▶ Task prompt: Leaving out all pictures, please print only the lines from the one containing "Generate a Python" through the one containing "0.65, 0.54, 0.43, 0.32, 0.22, 0.14, 0.08, 0.06, 0.05]".

▶ Input data:
***
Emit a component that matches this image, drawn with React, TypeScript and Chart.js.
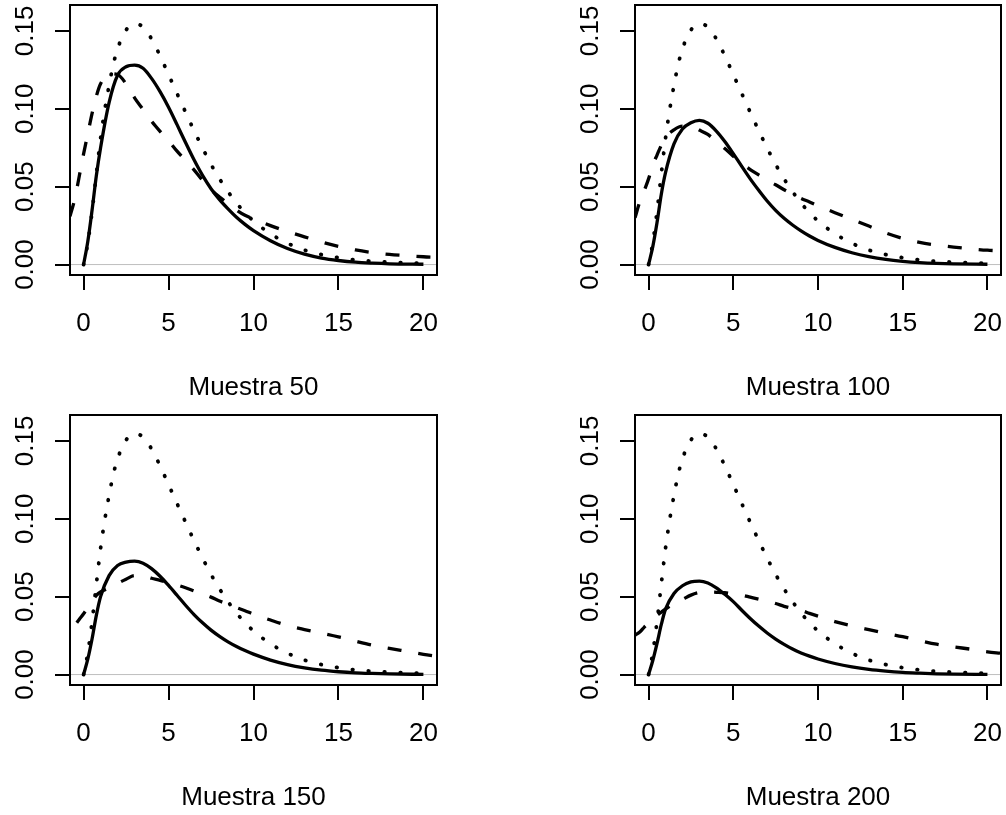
***
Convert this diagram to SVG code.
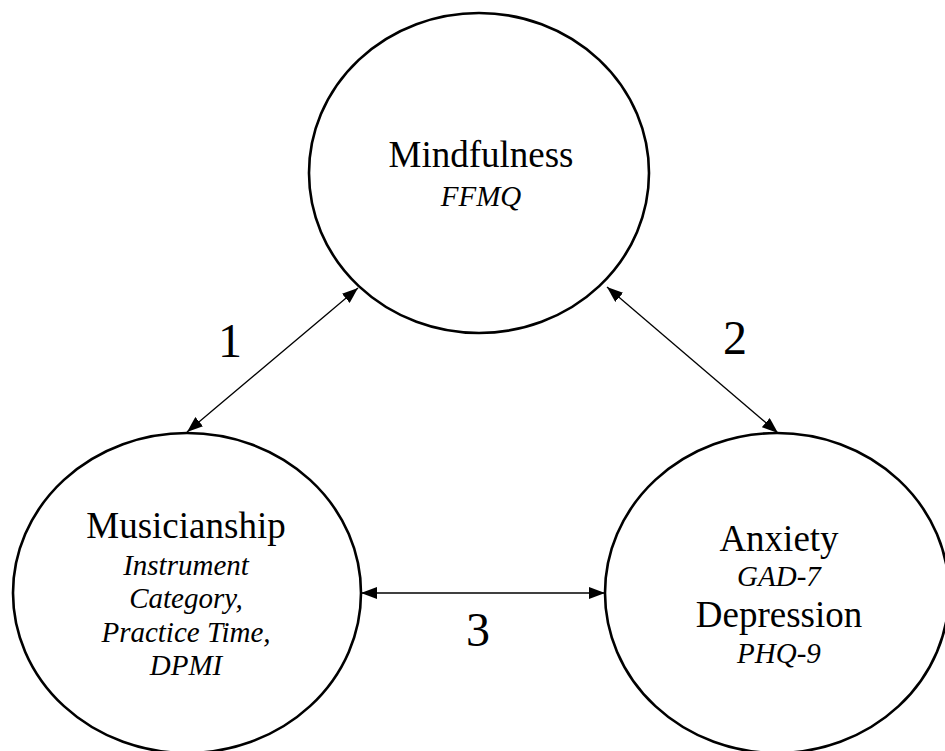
***
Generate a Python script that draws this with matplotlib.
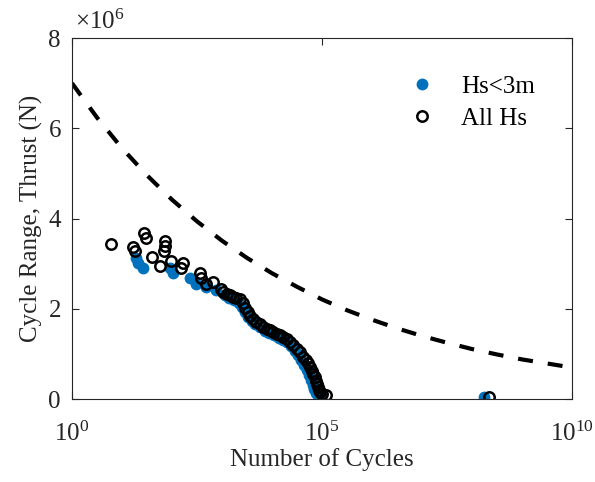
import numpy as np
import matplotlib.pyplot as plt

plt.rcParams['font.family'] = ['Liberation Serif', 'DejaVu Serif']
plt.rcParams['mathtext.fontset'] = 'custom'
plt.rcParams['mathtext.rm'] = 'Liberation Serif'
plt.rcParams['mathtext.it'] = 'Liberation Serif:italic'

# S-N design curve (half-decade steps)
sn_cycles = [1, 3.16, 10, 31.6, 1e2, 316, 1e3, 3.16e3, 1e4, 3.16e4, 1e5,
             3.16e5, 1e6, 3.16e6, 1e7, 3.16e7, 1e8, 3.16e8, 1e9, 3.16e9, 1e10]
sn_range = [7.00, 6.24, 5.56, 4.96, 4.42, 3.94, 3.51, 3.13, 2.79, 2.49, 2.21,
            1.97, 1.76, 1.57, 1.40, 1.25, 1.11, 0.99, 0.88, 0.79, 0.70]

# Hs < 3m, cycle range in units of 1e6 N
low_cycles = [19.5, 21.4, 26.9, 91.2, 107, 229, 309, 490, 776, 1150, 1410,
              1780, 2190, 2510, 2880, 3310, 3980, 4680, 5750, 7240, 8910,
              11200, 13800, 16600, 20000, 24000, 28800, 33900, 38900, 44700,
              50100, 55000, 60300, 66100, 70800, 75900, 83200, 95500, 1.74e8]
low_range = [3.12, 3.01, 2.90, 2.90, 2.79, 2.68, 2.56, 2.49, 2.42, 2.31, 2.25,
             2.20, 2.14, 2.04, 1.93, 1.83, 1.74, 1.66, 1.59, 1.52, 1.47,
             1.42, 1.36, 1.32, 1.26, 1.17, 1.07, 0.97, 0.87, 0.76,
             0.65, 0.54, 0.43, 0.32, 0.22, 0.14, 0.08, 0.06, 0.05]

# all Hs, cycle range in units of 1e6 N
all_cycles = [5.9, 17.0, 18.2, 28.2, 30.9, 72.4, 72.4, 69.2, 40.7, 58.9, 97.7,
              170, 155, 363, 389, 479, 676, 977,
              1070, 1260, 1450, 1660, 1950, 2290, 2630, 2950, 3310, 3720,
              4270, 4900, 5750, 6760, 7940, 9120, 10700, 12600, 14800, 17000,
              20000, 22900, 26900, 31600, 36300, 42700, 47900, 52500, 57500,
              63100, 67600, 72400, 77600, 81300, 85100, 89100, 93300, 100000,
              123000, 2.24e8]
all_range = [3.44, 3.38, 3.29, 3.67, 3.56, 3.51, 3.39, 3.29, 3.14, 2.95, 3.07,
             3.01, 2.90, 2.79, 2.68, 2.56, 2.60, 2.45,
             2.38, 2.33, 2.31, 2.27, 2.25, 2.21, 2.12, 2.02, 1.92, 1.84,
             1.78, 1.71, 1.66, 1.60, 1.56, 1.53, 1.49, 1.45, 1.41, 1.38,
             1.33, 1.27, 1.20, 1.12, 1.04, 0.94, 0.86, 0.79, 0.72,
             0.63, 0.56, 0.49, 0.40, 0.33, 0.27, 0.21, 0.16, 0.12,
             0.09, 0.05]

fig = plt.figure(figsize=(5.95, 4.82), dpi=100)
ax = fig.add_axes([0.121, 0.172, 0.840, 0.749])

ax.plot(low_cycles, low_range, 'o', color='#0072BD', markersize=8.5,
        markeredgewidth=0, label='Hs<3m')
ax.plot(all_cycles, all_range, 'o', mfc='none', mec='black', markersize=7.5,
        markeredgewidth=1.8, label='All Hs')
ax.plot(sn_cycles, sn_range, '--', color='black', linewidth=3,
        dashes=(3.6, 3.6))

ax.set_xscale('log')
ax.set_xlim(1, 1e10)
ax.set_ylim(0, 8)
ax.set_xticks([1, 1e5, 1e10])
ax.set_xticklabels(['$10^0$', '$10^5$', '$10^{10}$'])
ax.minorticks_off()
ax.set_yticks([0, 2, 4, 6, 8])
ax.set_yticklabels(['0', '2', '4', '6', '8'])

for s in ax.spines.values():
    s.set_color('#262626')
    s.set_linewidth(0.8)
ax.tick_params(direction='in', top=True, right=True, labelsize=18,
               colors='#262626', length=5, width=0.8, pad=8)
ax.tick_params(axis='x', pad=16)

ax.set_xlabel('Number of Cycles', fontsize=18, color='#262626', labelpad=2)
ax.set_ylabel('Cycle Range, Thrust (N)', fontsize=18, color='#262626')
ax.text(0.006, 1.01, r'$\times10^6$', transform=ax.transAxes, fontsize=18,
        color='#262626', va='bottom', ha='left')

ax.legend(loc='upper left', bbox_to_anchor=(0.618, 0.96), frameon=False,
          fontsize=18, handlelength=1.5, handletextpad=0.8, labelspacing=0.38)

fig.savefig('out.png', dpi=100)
***
▶ The response:
Generate a Python script that draws this with matplotlib.
import numpy as np
import matplotlib.pyplot as plt

plt.rcParams['font.family'] = ['Liberation Serif', 'DejaVu Serif']
plt.rcParams['mathtext.fontset'] = 'custom'
plt.rcParams['mathtext.rm'] = 'Liberation Serif'
plt.rcParams['mathtext.it'] = 'Liberation Serif:italic'

# S-N design curve (half-decade steps)
sn_cycles = [1, 3.16, 10, 31.6, 1e2, 316, 1e3, 3.16e3, 1e4, 3.16e4, 1e5,
             3.16e5, 1e6, 3.16e6, 1e7, 3.16e7, 1e8, 3.16e8, 1e9, 3.16e9, 1e10]
sn_range = [7.00, 6.24, 5.56, 4.96, 4.42, 3.94, 3.51, 3.13, 2.79, 2.49, 2.21,
            1.97, 1.76, 1.57, 1.40, 1.25, 1.11, 0.99, 0.88, 0.79, 0.70]

# Hs < 3m, cycle range in units of 1e6 N
low_cycles = [19.5, 21.4, 26.9, 91.2, 107, 229, 309, 490, 776, 1150, 1410,
              1780, 2190, 2510, 2880, 3310, 3980, 4680, 5750, 7240, 8910,
              11200, 13800, 16600, 20000, 24000, 28800, 33900, 38900, 44700,
              50100, 55000, 60300, 66100, 70800, 75900, 83200, 95500, 1.74e8]
low_range = [3.12, 3.01, 2.90, 2.90, 2.79, 2.68, 2.56, 2.49, 2.42, 2.31, 2.25,
             2.20, 2.14, 2.04, 1.93, 1.83, 1.74, 1.66, 1.59, 1.52, 1.47,
             1.42, 1.36, 1.32, 1.26, 1.17, 1.07, 0.97, 0.87, 0.76,
             0.65, 0.54, 0.43, 0.32, 0.22, 0.14, 0.08, 0.06, 0.05]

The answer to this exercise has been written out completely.